最終的に、「デザインとはブランド構築とイノベーションを生み出すためのものだ」という認識で全員が一致し、そこから議論が進むようになりました。
成田まず「デザイン」の定義が定まり、最終的には「デザイン経営」のコンセプトを打ち出すことができたわけですが、それができた大きな要因は何だったのでしょうか。抽象度が高い議論ですので、議論が発散したり、かみ合わなくなる可能性もあったのではと思います。議論の中で自然に共通認識が生まれていったのでしょうか。
外山さん会議だけではまとまらない部分もあったので、会議外でも議論を重ねていました。その中で、「デザイン経営」という言葉が出てきたのです。特に転機になったのは、ある書籍により、宗像直子前長官を含めた幹部が「デザインが組織を変えていく」という考えに強い興味を持ったときだと思います。そこから状況が大きく動いていったような感覚があります。
成田なるほど。それにしても、最初は意匠法改正のための研究会だったものが、予想外の成果につながっていったのですね。
今村さんそうですね。我々がこうした研究会を開催するときは、ある程度の方向性をもってスタートするのが一般的なのですが、「『デザイン経営』宣言」については、予め方向性を想定していたものではありません。ある意味、途中から、議論の内容を分解して再構築して出来上がったもの、と言えると思います。

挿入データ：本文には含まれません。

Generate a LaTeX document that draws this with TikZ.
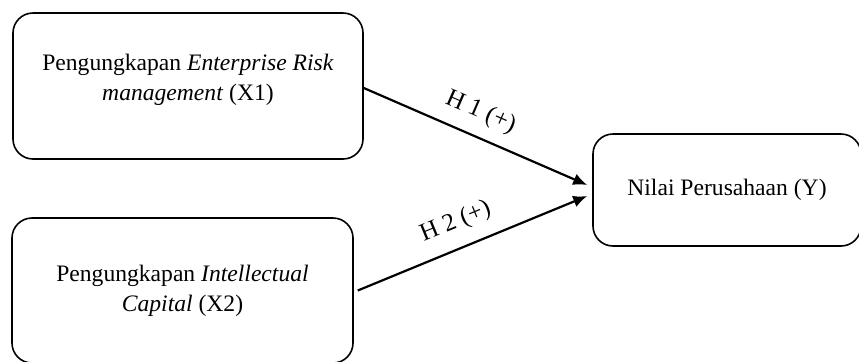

外山さん 当初の目的だった意匠法の改正も無事に終えましたし、「実」の部分をしっかりとこなした上で、プラスアルファとしてデザイン経営も出すことができました。
成田議論が膨らみ、もっとやれることがあるのではないかということで出てきた成果物、ということですね。
ところで、端的に言って「デザイン経営」とはどのようなものなのでしょうか。デザイン経営について初めて耳にする読者にもわかるように説明してください。

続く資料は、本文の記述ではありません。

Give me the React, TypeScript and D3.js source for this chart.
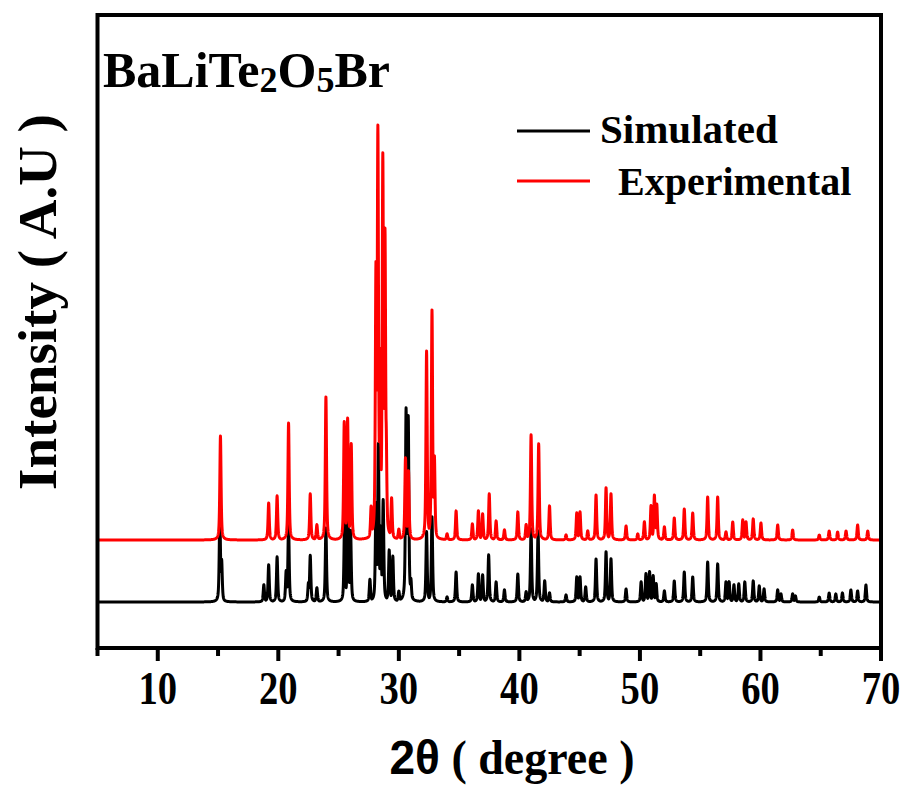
import React from "react";
import * as d3 from "d3";

// ---- data (2θ in degree, intensity in arbitrary units) ----
const simPeakPos = [15.15, 15.3, 18.8, 19.2, 19.9, 20.65, 20.85, 22.5, 22.65, 23.2, 23.95, 25.5, 25.77, 26.0, 27.6, 28.1, 28.3, 28.5, 28.7, 29.2, 29.5, 30.0, 30.6, 30.78, 31.0, 32.3, 32.75, 34.0, 34.75, 36.1, 36.6, 36.95, 37.45, 38.07, 38.76, 39.87, 40.56, 40.97, 41.55, 42.1, 42.5, 43.87, 44.76, 45.03, 45.5, 46.36, 47.19, 47.6, 48.85, 50.1, 50.5, 50.8, 51.1, 51.35, 52.03, 52.85, 53.68, 54.38, 55.62, 56.45, 57.14, 57.4, 57.8, 58.2, 58.7, 59.4, 59.9, 60.3, 61.43, 61.7, 62.67, 62.9, 64.88, 65.7, 66.25, 66.8, 67.5, 68.06, 68.75];
const simPeakInt = [87, 40, 17, 37, 45, 30, 79, 18, 46, 14, 74, 85, 101, 70, 22, 96, 155, 71, 100, 51, 45, 10, 190, 182, 20, 70, 85, 5, 30, 17, 28, 27, 47, 20, 12, 28, 10, 73, 71, 21, 9, 7, 25, 25, 15, 43, 50, 43, 13, 20, 28, 30, 26, 18, 11, 21, 30, 25, 40, 38, 20, 20, 17, 18, 20, 21, 16, 13, 12, 8, 8, 6, 5, 9, 8, 9, 12, 11, 17];

const expPeakPos = [15.2, 19.2, 19.9, 20.85, 22.65, 23.2, 23.95, 25.47, 25.75, 26.05, 27.7, 28.1, 28.26, 28.45, 28.67, 28.85, 28.95, 29.4, 30.0, 30.55, 30.8, 32.3, 32.75, 32.95, 34.0, 34.75, 36.1, 36.6, 36.95, 37.5, 38.07, 38.76, 39.87, 40.56, 40.97, 41.6, 42.5, 43.87, 44.76, 45.03, 45.67, 46.36, 47.19, 47.6, 48.85, 49.82, 50.37, 50.92, 51.2, 51.4, 52.03, 52.85, 53.68, 54.38, 55.62, 56.45, 57.14, 57.7, 58.53, 58.8, 59.4, 60.04, 61.43, 62.67, 64.88, 65.7, 66.4, 67.1, 68.06, 68.9];
const expPeakInt = [104, 37, 44, 117, 46, 15, 143, 117, 120, 95, 31, 265, 402, 175, 375, 295, 90, 40, 10, 81, 68, 188, 228, 80, 6, 29, 16, 29, 26, 46, 19, 10, 28, 15, 105, 96, 34, 5, 27, 28, 9, 45, 52, 46, 14, 6, 18, 34, 44, 35, 13, 22, 31, 27, 43, 43, 8, 18, 20, 18, 21, 17, 15, 10, 5, 9, 8, 9, 15, 9];

const simOffset = 46;
const expOffset = 108;

const xTicks = [10, 20, 30, 40, 50, 60, 70];
const xMinorTicks = [5, 15, 25, 35, 45, 55, 65];

const seriesNames = ["Simulated", "Experimental"];
const seriesColors = ["#000000", "#ff0000"];

// ---- layout ----
const W = 911, H = 791;
const L = 97.5, R = 881, T = 15, B = 648;
const FONT = "'Times New Roman', 'Liberation Serif', serif";

function profile(x: number, c: number, fwhm: number, eta: number) {
  const d = x - c;
  const g = Math.exp(-4 * Math.LN2 * (d / fwhm) ** 2);
  const l = 1 / (1 + (2 * d / fwhm) ** 2);
  return eta * l + (1 - eta) * g;
}

function pattern(pos: number[], ints: number[], offset: number, fwhm: number, eta: number) {
  const pts: [number, number][] = [];
  for (let i = 0; i <= 6500; i++) {
    const x = 5 + i * 0.01;
    let mx = 0, sum = 0;
    for (let k = 0; k < pos.length; k++) {
      if (Math.abs(x - pos[k]) < 3) {
        const v = ints[k] * profile(x, pos[k], fwhm, eta);
        sum += v;
        if (v > mx) mx = v;
      }
    }
    pts.push([x, offset + mx + 0.35 * (sum - mx)]);
  }
  return pts;
}

export default function App() {
  const x = d3.scaleLinear().domain([5, 70]).range([L, R]);
  const y = d3.scaleLinear().domain([0, B - T]).range([B, T]);
  const line = d3.line<[number, number]>().x(d => x(d[0])).y(d => y(d[1]));
  const sim = pattern(simPeakPos, simPeakInt, simOffset, 0.12, 0.6);
  const exp = pattern(expPeakPos, expPeakInt, expOffset, 0.12, 0.6);

  return (
    <svg width={W} height={H} style={{ position: "absolute", left: 0, top: 0, background: "#fff" }}>
      <rect x={0} y={0} width={W} height={H} fill="#fff" />
      <defs>
        <clipPath id="plot"><rect x={L} y={T} width={R - L} height={B - T} /></clipPath>
      </defs>
      <g clipPath="url(#plot)">
        <path d={line(sim) || ""} fill="none" stroke={seriesColors[0]} strokeWidth={3} strokeLinejoin="round" />
        <path d={line(exp) || ""} fill="none" stroke={seriesColors[1]} strokeWidth={3} strokeLinejoin="round" />
      </g>
      <rect x={L} y={T} width={R - L} height={B - T} fill="none" stroke="#000" strokeWidth={4} />
      {xTicks.map(t => (
        <g key={"t" + t}>
          <line x1={x(t)} x2={x(t)} y1={B} y2={B + 13} stroke="#000" strokeWidth={4} />
          <text transform={`translate(${x(t)},704) scale(0.92,1.12)`} textAnchor="middle" fontFamily={FONT} fontWeight="bold" fontSize={42}>{t}</text>
        </g>
      ))}
      {xMinorTicks.map(t => (
        <line key={"m" + t} x1={x(t)} x2={x(t)} y1={B} y2={B + 8} stroke="#000" strokeWidth={4} />
      ))}
      <text transform="translate(512,774) scale(1,1.06)" textAnchor="middle" fontFamily={FONT} fontWeight="bold" fontSize={46}>
        <tspan fontFamily="'Liberation Sans', Arial, sans-serif">2θ</tspan> ( degree )
      </text>
      <text transform="translate(56,302) rotate(-90)" textAnchor="middle" fontFamily={FONT} fontWeight="bold" fontSize={55}>
        Intensity ( A.U )
      </text>
      <text x={103} y={87} fontFamily={FONT} fontWeight="bold" fontSize={50}>
        BaLiTe<tspan fontSize={36} dy={5}>2</tspan><tspan dy={-5}>O</tspan><tspan fontSize={36} dy={5}>5</tspan><tspan dy={-5}>Br</tspan>
      </text>
      <line x1={517} x2={590} y1={131} y2={131} stroke={seriesColors[0]} strokeWidth={3} />
      <text x={600} y={143} fontFamily={FONT} fontWeight="bold" fontSize={41}>{seriesNames[0]}</text>
      <line x1={517} x2={590} y1={181} y2={181} stroke={seriesColors[1]} strokeWidth={3} />
      <text x={618} y={195} fontFamily={FONT} fontWeight="bold" fontSize={40}>{seriesNames[1]}</text>
    </svg>
  );
}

今村さん研究会の内外での議論を経て、特許庁は2018年5月23日に「『デザイン経営』宣言」を公表するのですが、そこで言っているのは、「デザイン」はブランド価値を生むだけでなく、イノベーションを実現する機能もあるのだということです。そして、そうした機能を持つ「デザイン」を活用した経営手法を「デザイン経営」と呼び、社会を変え得るものとして推進しています。 デザインは、ブランドの構築に役立つだけでなく、顧客などの対象を観察することで気づいた潜在ニーズを事業に生かす営みでもあり、それがイノベーションをもたらすという考え方ですね。